How to stay sane and shut out toxicity in a time of polarisation

One way of self-care is to recognise the ways in which digital rhetorical devices will be used to silence and intimidate. (Photo: Getty Images)

The current state of politics in the country is probably the most polarised and disruptive it has ever been in this century. As the protests pockmark the landscape of the country, with the young on the forefront, offering the last line of defence against a government overtaking constitutional provisions and rights, the digital fallout is quite intense. It is inevitable that we find ourselves engaged, angry, exhausted at the deaf ears that our arguments and conversations fall on. No matter which side we fall on, there is no denying that we are frustrated — either about the liberal politics that questions the naturalisation of a Hindu nation, or about the unapologetic fundamentalism that sees human life and dignity as disposable in the quest of militant nationalism.

These debates are not going to be resolved in the shouting matches online. We are not going to find resolutions to these fundamental ideological divisions with emojis. So, as we rage and subscribe to the outrage express that is the social web, it is important to remember the feminists call that “self-care is a political act”, and ensure that we are not being sucked into the vortex of hatred, anger, and grief that our social media feeds can often become in times like these. One way of self-care is to recognise the ways in which digital rhetorical devices will be used to silence and intimidate. Perhaps, the most insidious and aggravating form of political debates online is gaslighting. It doesn’t need a high level of sophistry but is manipulative enough to make the victim of an incident question their own memory, perception, and sanity as they express the pain of a trauma. Every time there will be an expression of pain or a recounting of the violence, there will be people who question, push back, seek to invalidate, or demand proof only to dismiss the voice that is struggling to make itself heard. The person shall be called paranoid, named a liar, and countered with facts and histories that have nothing to do with their story, but made to believe that there is a direct correlation.

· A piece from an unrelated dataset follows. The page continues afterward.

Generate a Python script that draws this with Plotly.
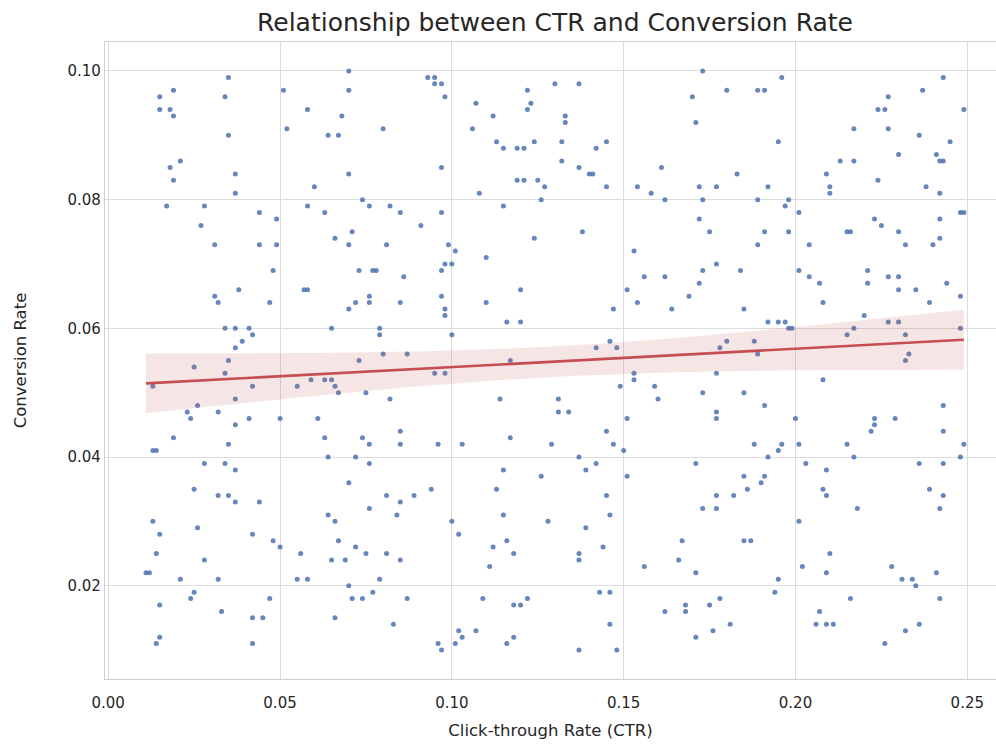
import numpy as np
import plotly.graph_objects as go

# Click-through rate (x) and conversion rate (y)
ctr = [
    0.070,0.035,0.019,0.051,0.070,0.015,0.034,0.015,0.018,0.058,0.019,0.068,0.052,0.080,0.035,0.064,0.067,0.021,0.018,0.037,0.070,0.019,0.060,0.037,0.074,
    0.093,0.095,0.095,0.097,0.098,0.107,0.122,0.130,0.137,0.123,0.122,0.112,0.133,0.133,0.106,0.113,0.115,0.119,0.121,0.124,0.132,0.142,0.145,0.097,0.132,0.137,0.140,0.141,0.161,0.119,0.121,0.125,0.127,0.145,0.154,0.108,0.158,0.126,0.162,
    0.173,0.196,0.180,0.189,0.191,0.170,0.171,0.195,0.183,0.172,0.177,0.192,0.173,0.189,0.198,0.243,0.237,0.227,0.224,0.226,0.249,0.217,0.227,0.236,0.245,0.230,0.241,0.213,0.217,0.242,0.243,0.209,0.224,0.210,0.238,0.210,0.242,
    0.017,0.028,0.058,0.076,0.082,0.044,0.063,0.049,0.027,0.071,0.066,0.031,0.044,0.049,0.070,0.081,0.048,0.073,0.077,0.078,0.038,0.057,0.058,0.031,0.032,0.047,0.076,0.076,0.072,0.070,0.034,0.037,0.041,0.065,0.079,0.079,0.042,0.039,0.037,0.080,0.035,0.073,
    0.085,0.097,0.115,0.091,0.138,0.124,0.099,0.101,0.153,0.110,0.098,0.100,0.097,0.086,0.156,0.162,0.120,0.151,0.097,0.085,0.110,0.154,0.098,0.147,0.164,0.098,0.116,0.120,0.100,0.142,0.146,0.148,0.087,0.117,
    0.197,0.172,0.201,0.223,0.225,0.242,0.248,0.249,0.175,0.191,0.198,0.215,0.216,0.230,0.242,0.189,0.204,0.232,0.240,0.177,0.173,0.184,0.201,0.221,0.204,0.227,0.230,0.172,0.207,0.221,0.244,0.230,0.235,0.169,0.248,0.208,0.239,0.185,0.220,0.192,0.195,0.197,0.227,0.230,0.198,0.199,0.217,0.248,0.215,0.232,0.180,0.188,0.178,0.189,0.233,0.232,
    0.025,0.034,0.013,0.042,0.055,0.059,0.063,0.065,0.066,0.067,0.075,0.082,0.037,0.026,0.023,0.032,0.024,0.037,0.041,0.050,0.061,0.019,0.063,0.074,0.076,0.035,0.013,0.014,0.064,0.072,0.028,0.034,0.076,0.037,0.070,0.025,0.032,0.035,0.081,0.037,0.044,0.076,0.064,0.066,0.013,
    0.095,0.098,0.153,0.153,0.149,0.159,0.114,0.131,0.160,0.131,0.134,0.151,0.085,0.145,0.117,0.085,0.096,0.103,0.129,0.147,0.150,0.137,0.142,0.115,0.139,0.126,0.151,0.094,0.113,0.089,0.145,0.085,0.084,0.115,0.146,0.100,0.128,
    0.177,0.208,0.173,0.185,0.191,0.243,0.177,0.177,0.200,0.223,0.223,0.229,0.222,0.243,0.188,0.196,0.201,0.215,0.249,0.195,0.192,0.217,0.248,0.171,0.203,0.236,0.243,0.209,0.185,0.191,0.190,0.186,0.208,0.239,0.177,0.182,0.209,0.243,0.173,0.177,0.218,0.242,0.201,
    0.026,0.015,0.042,0.048,0.050,0.067,0.072,0.014,0.056,0.075,0.081,0.028,0.065,0.069,0.011,0.012,0.021,0.032,0.055,0.058,0.079,0.070,0.025,0.077,0.024,0.047,0.071,0.074,0.015,0.033,0.042,0.045,0.066,0.083,0.015,0.014,0.042,
    0.139,0.102,0.116,0.112,0.144,0.118,0.137,0.085,0.137,0.111,0.156,0.167,0.166,0.087,0.109,0.122,0.118,0.120,0.143,0.146,0.162,0.146,0.102,0.107,0.103,0.118,0.096,0.101,0.116,0.097,0.137,0.148,
    0.185,0.187,0.210,0.171,0.202,0.209,0.228,0.241,0.195,0.231,0.234,0.235,0.194,0.178,0.216,0.242,0.168,0.168,0.175,0.207,0.181,0.206,0.209,0.211,0.236,0.176,0.232,0.171,0.226,
]
conversion_rate = [
    0.100,0.099,0.097,0.097,0.097,0.096,0.096,0.094,0.094,0.094,0.093,0.093,0.091,0.091,0.090,0.090,0.090,0.086,0.085,0.084,0.084,0.083,0.082,0.081,0.080,
    0.099,0.099,0.098,0.098,0.096,0.095,0.097,0.098,0.098,0.095,0.094,0.093,0.093,0.092,0.091,0.089,0.088,0.088,0.088,0.089,0.089,0.088,0.089,0.085,0.086,0.085,0.084,0.084,0.085,0.083,0.083,0.083,0.082,0.082,0.082,0.081,0.081,0.080,0.080,
    0.100,0.099,0.097,0.097,0.097,0.096,0.092,0.089,0.084,0.082,0.082,0.082,0.080,0.080,0.080,0.099,0.097,0.096,0.094,0.094,0.094,0.091,0.091,0.090,0.089,0.087,0.087,0.086,0.086,0.086,0.086,0.084,0.083,0.082,0.082,0.081,0.081,
    0.079,0.079,0.079,0.079,0.079,0.078,0.078,0.077,0.076,0.075,0.074,0.073,0.073,0.073,0.073,0.073,0.069,0.069,0.069,0.069,0.066,0.066,0.066,0.065,0.064,0.064,0.065,0.064,0.064,0.063,0.060,0.060,0.060,0.060,0.060,0.059,0.059,0.058,0.057,0.056,0.055,0.055,
    0.078,0.078,0.079,0.076,0.075,0.074,0.073,0.072,0.072,0.071,0.070,0.070,0.069,0.068,0.068,0.068,0.066,0.066,0.065,0.064,0.064,0.064,0.063,0.063,0.063,0.062,0.061,0.061,0.059,0.057,0.058,0.057,0.056,0.055,
    0.079,0.077,0.078,0.077,0.076,0.077,0.078,0.078,0.075,0.075,0.075,0.075,0.075,0.075,0.074,0.073,0.073,0.073,0.073,0.070,0.069,0.069,0.069,0.069,0.068,0.068,0.068,0.067,0.067,0.067,0.067,0.066,0.066,0.065,0.065,0.064,0.064,0.063,0.062,0.061,0.061,0.061,0.061,0.061,0.060,0.060,0.060,0.060,0.059,0.059,0.058,0.058,0.057,0.056,0.056,0.055,
    0.054,0.053,0.051,0.051,0.051,0.052,0.052,0.052,0.051,0.050,0.050,0.049,0.049,0.048,0.047,0.047,0.046,0.045,0.046,0.046,0.046,0.043,0.043,0.043,0.042,0.042,0.041,0.041,0.040,0.040,0.039,0.039,0.039,0.038,0.036,0.035,0.034,0.034,0.034,0.033,0.033,0.032,0.031,0.030,0.030,
    0.053,0.053,0.053,0.052,0.051,0.051,0.049,0.049,0.049,0.047,0.047,0.046,0.044,0.044,0.043,0.042,0.042,0.042,0.042,0.042,0.041,0.040,0.039,0.038,0.038,0.037,0.037,0.035,0.035,0.034,0.034,0.033,0.031,0.031,0.031,0.030,0.030,
    0.053,0.052,0.050,0.050,0.048,0.048,0.047,0.046,0.046,0.046,0.045,0.046,0.044,0.044,0.042,0.042,0.042,0.042,0.042,0.041,0.040,0.040,0.040,0.039,0.039,0.039,0.039,0.038,0.037,0.037,0.036,0.035,0.035,0.035,0.034,0.034,0.034,0.034,0.032,0.032,0.032,0.032,0.030,
    0.029,0.028,0.028,0.027,0.026,0.027,0.026,0.025,0.025,0.025,0.025,0.024,0.024,0.024,0.022,0.022,0.021,0.021,0.021,0.021,0.021,0.020,0.019,0.019,0.018,0.018,0.018,0.018,0.017,0.016,0.015,0.015,0.015,0.014,0.012,0.011,0.011,
    0.029,0.028,0.027,0.026,0.026,0.025,0.025,0.024,0.024,0.023,0.023,0.027,0.024,0.018,0.018,0.018,0.017,0.017,0.019,0.019,0.016,0.014,0.013,0.013,0.012,0.012,0.011,0.011,0.011,0.010,0.010,0.010,
    0.027,0.027,0.025,0.022,0.023,0.022,0.023,0.022,0.021,0.021,0.021,0.020,0.019,0.018,0.018,0.018,0.017,0.016,0.017,0.016,0.014,0.014,0.014,0.014,0.014,0.013,0.013,0.012,0.011,
]

x_ticks = [0.00, 0.05, 0.10, 0.15, 0.20, 0.25]
y_ticks = [0.02, 0.04, 0.06, 0.08, 0.10]

x = np.array(ctr)
y = np.array(conversion_rate)
n = len(x)
slope, intercept = np.polyfit(x, y, 1)
xs = np.linspace(x.min(), x.max(), 100)
ys = intercept + slope * xs
resid = y - (intercept + slope * x)
s = np.sqrt(np.sum(resid ** 2) / (n - 2))
sxx = np.sum((x - x.mean()) ** 2)
se = s * np.sqrt(1.0 / n + (xs - x.mean()) ** 2 / sxx)
upper = ys + 1.96 * se
lower = ys - 1.96 * se

RED = "#C44E52"
BLUE = "#4C72B0"
TXT = "#262626"
FONT = "DejaVu Sans"

fig = go.Figure()
fig.add_trace(go.Scatter(x=x, y=y, mode="markers",
                         marker=dict(color=BLUE, size=5, opacity=0.85, line=dict(width=0)),
                         showlegend=False, hoverinfo="skip"))
fig.add_trace(go.Scatter(x=np.concatenate([xs, xs[::-1]]), y=np.concatenate([upper, lower[::-1]]),
                         mode="lines", fill="toself", fillcolor="rgba(196,78,82,0.15)",
                         line=dict(width=0), showlegend=False, hoverinfo="skip"))
fig.add_trace(go.Scatter(x=xs, y=ys, mode="lines", line=dict(color=RED, width=2.6),
                         showlegend=False, hoverinfo="skip"))

fig.update_layout(
    width=996, height=745,
    margin=dict(l=105, r=0, t=42, b=66),
    paper_bgcolor="white", plot_bgcolor="white",
    font=dict(family=FONT, color=TXT, size=15),
    title=dict(text="Relationship between CTR and Conversion Rate", x=555 / 996, xref="container",
               xanchor="center", y=1 - 22 / 745, yref="container", yanchor="middle",
               font=dict(size=25, color=TXT, family=FONT)),
)
fig.update_xaxes(range=[-0.00093, 0.25835], tickvals=x_ticks, ticktext=[f"{v:.2f}" for v in x_ticks],
                 showgrid=True, gridcolor="#dcdcdc", gridwidth=1.2, zeroline=False,
                 showline=True, linecolor="#cfcfcf", linewidth=1.3, mirror=True,
                 ticks="", tickfont=dict(size=15, color=TXT), automargin=False, ticklabelstandoff=10,
                 title=dict(text="Click-through Rate (CTR)", font=dict(size=16.5, color=TXT), standoff=13))
fig.update_yaxes(range=[0.0055, 0.1045], tickvals=y_ticks, ticktext=[f"{v:.2f}" for v in y_ticks],
                 showgrid=True, gridcolor="#dcdcdc", gridwidth=1.2, zeroline=False,
                 showline=True, linecolor="#cfcfcf", linewidth=1.3, mirror=False,
                 ticks="", tickfont=dict(size=15, color=TXT), automargin=False,
                 title=dict(text="Conversion Rate", font=dict(size=16.5, color=TXT), standoff=36))

fig.write_html("out.html", config={"displayModeBar": False},
               post_script="document.body.style.margin='0';document.body.style.overflow='hidden';")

Gaslighting is toxic because it doesn’t just produce counter-narratives or different sides of the story, but questions the voice and experience of the person as stable or dependable. Trolls who engage in gaslighting end up digging personal histories, find other narratives that do not negate but deflect the main message of the persons, and also unleash viral abuse that makes the person believe that they might be wrong to even perceive an event as traumatic, let alone experience it. This is a tactic that has been used in digital online spaces against women for many years now, and in these protests in India, we see it being deployed against multiple protesting and dissenting voices.

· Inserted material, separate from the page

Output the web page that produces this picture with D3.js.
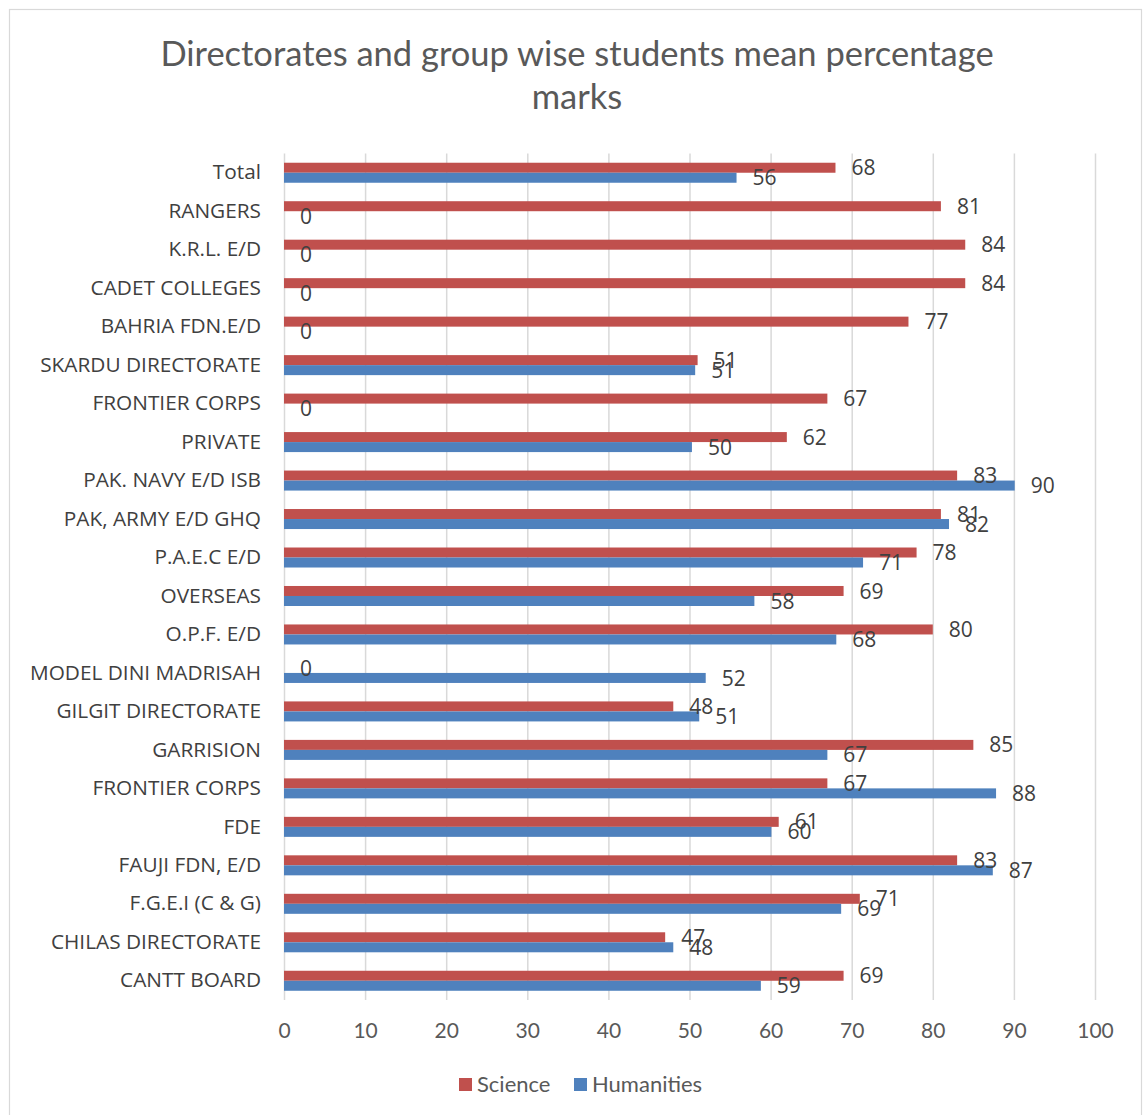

There are three effective ways of stopping gaslighting: First, Step up. When you see somebody being gaslighted, do not bear silent testimony. Don’t just slide into their DMs to offer them support. Stand up in public and push back against the perpetrators, while continually focusing on the key story.

Second, learn to recognise “whataboutery” and “whatiffery” — they are both hyperlinked digital conditions where the main story is immediately buried under arguments that take the form of “what about X?” where X might have nothing to do with the story at hand, or offering hypotheses which deny the material reality of things as they are and engage in rhetoric fancy. They seek to confuse and dilute the message of the original voice and create an imagined history of guilt and culpability which has no bearing on the now.

And the third is to stop feeding trolls. There will be people — sometimes friends and family — who will take pleasure in watching you explode into an outrage. They know exactly how to trigger you into rage, and point out inconsistencies in your personal life to make you feel a fool. Tempting as it might be, avoid engaging with them. In fact, block and mute them if needed. They are not there to have a dialogue, they are there to make a spectacle of you, and you don’t need them on your channels.

There are many handy lists to keep yourself safe when engaging in these protests. But it is important to remember that the protests continue in our digital world and we need to start creating a manual of how to keep ourselves safe and sane in digital spaces as well.